Le locataire de locaux à usage industriel bénéficie-t-il d’un droit de préemption en cas de vente des locaux ?

Non. L'article L. 145-46-1, al. 1 du Code de commerce régissant le droit de préférence du locataire commercial lorsque le bailleur envisage de vendre les locaux loués vise uniquement les locaux à usage commercial ou artisanal.
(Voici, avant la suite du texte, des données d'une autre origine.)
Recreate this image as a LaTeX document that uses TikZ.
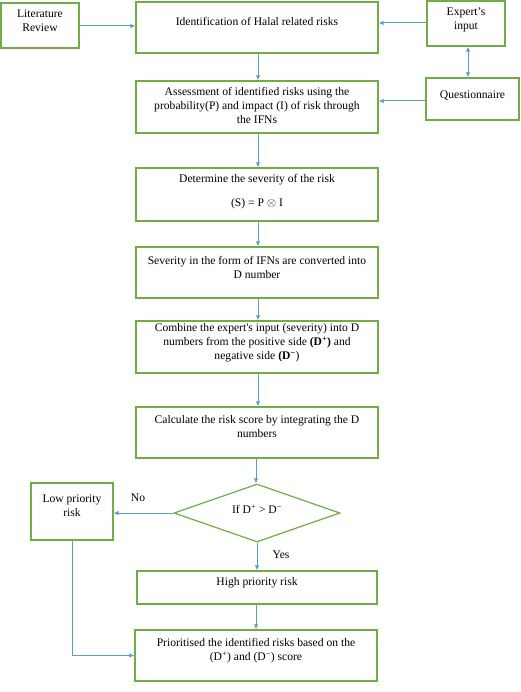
\documentclass[tikz,border=0pt]{standalone}
\usepackage{fontspec}
\setmainfont{Liberation Serif}
\usetikzlibrary{arrows.meta,shapes.geometric}
\definecolor{boxgreen}{HTML}{70AD47}
\definecolor{arrblue}{HTML}{5B9BD5}
\newcommand\tb[2]{\raisebox{#1}[\height][\depth]{\begin{tabular}{@{}c@{}}#2\end{tabular}}}
\tikzset{
  box/.style={draw=boxgreen, line width=1.2pt, rectangle, inner sep=0pt},
  decbox/.style={draw=boxgreen, line width=1.2pt, diamond, inner sep=0pt, aspect=2.86},
  arr/.style={draw=arrblue, line width=1pt, -{Latex[length=5pt,width=4.5pt]}},
  darr/.style={draw=arrblue, line width=1pt, {Latex[length=5pt,width=4.5pt]}-{Latex[length=5pt,width=4.5pt]}},
  lbl/.style={inner sep=0pt}
}
\begin{document}
\begin{tikzpicture}[x=1pt,y=-1pt,font=\fontsize{11.6}{14}\selectfont]
\useasboundingbox (0,0) rectangle (520,692);
\node[box, minimum width=78pt, minimum height=45pt] (lit) at (40,25.5) {\tb{3.5pt}{Literature\\Review}};
\node[box, minimum width=242pt, minimum height=51pt] (ident) at (257,27.5) {\tb{4.5pt}{Identification of Halal related risks}};
\node[box, minimum width=78pt, minimum height=45pt] (expert) at (466,23.5) {\tb{4pt}{Expert’s\\input}};
\node[box, minimum width=93pt, minimum height=42pt] (quest) at (472.5,99) {\tb{3pt}{Questionnaire}};
\node[box, minimum width=242pt, minimum height=52pt] (assess) at (257,107) {\tb{0pt}{Assessment of identified risks using the\\probability(P) and impact (I) of risk through\\the IFNs}};
\node[box, minimum width=242pt, minimum height=53pt] (determine) at (257,194.5) {\tb{2.5pt}{Determine the severity of the risk\\[10pt](S) = P $\otimes$ I}};
\node[box, minimum width=242pt, minimum height=51pt] (severity) at (257,272.5) {\tb{4pt}{Severity in the form of IFNs are converted into\\D number}};
\node[box, minimum width=242pt, minimum height=52pt] (combine) at (257,347) {\tb{4pt}{Combine the expert\textquotesingle s input (severity) into D\\numbers from the positive side \textbf{(D\textsuperscript{+})} and\\negative side \textbf{(D\textsuperscript{−}})}};
\node[box, minimum width=242pt, minimum height=51pt] (calc) at (257,432.5) {\tb{4.5pt}{Calculate the risk score by integrating the D\\numbers}};
\node[decbox, minimum width=166pt, minimum height=58pt] (dec) at (257,513) {\tb{2pt}{If D\textsuperscript{+} > D\textsuperscript{−}}};
\node[box, minimum width=82pt, minimum height=57pt] (low) at (72,511.5) {\tb{4.5pt}{Low priority\\risk}};
\node[box, minimum width=240pt, minimum height=33pt] (high) at (257,587.5) {\tb{4.5pt}{High priority risk}};
\node[box, minimum width=242pt, minimum height=51pt] (prior) at (256,655.5) {\tb{4.5pt}{Prioritised the identified risks based on the\\(D\textsuperscript{+}) and (D\textsuperscript{−}) score}};
\coordinate (ltop) at (72,656);
\node[lbl] (no) at (138,498) {No};
\node[lbl] (yes) at (281,555) {Yes};
\draw[arr] (lit.east |- 0,26) -- (ident.west |- 0,26);
\draw[arr] (expert.west |- 0,23) -- (ident.east |- 0,23);
\draw[darr] (468,0 |- expert.south) -- (468,0 |- quest.north);
\draw[arr] (quest.west |- 0,101) -- (assess.east |- 0,101);
\draw[arr] (ident.south -| 258,0) -- (assess.north -| 258,0);
\draw[arr] (assess.south -| 258,0) -- (determine.north -| 258,0);
\draw[arr] (determine.south -| 258,0) -- (severity.north -| 258,0);
\draw[arr] (severity.south -| 258,0) -- (combine.north -| 258,0);
\draw[arr] (combine.south -| 258,0) -- (calc.north -| 258,0);
\draw[arr] (calc.south -| 256,0) -- (dec.north -| 256,0);
\draw[arr] (dec.south) -- (high.north -| dec.south);
\draw[arr] (high.south -| 256,0) -- (prior.north -| 256,0);
\draw[arr] (dec.west) -- (low.east |- dec.west);
\draw[arr] (low.south) -- (low.south |- prior.west) -- (prior.west);
\end{tikzpicture}
\end{document}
Il résulte des travaux parlementaires relatifs à la loi « Pinel » du 18 juin 2014 ayant créé le droit de préférence que l'intention du législateur était d'exclure les locaux à usage industriel du champ d'application du droit de préférence.

En cas de liquidation judiciaire du bailleur et de vente des locaux, le locataire peut-il exercer son droit de préférence ?

Lorsque, dans le cadre de la liquidation judiciaire du propriétaire de locaux commerciaux donnés en location, le juge-commissaire autorise le liquidateur à vendre de gré à gré à un tiers les locaux loués, le locataire ne peut pas exercer son droit de préemption à l’occasion de cette vente.

En effet, la vente de gré à gré d’un actif immobilier dépendant d’une liquidation judiciaire est une vente faite d’autorité de justice. Or l’article L 145-46-1 du Code de commerce instituant un droit de préférence au profit du locataire commercial ne s’applique qu’en cas de vente volontaire des locaux loués.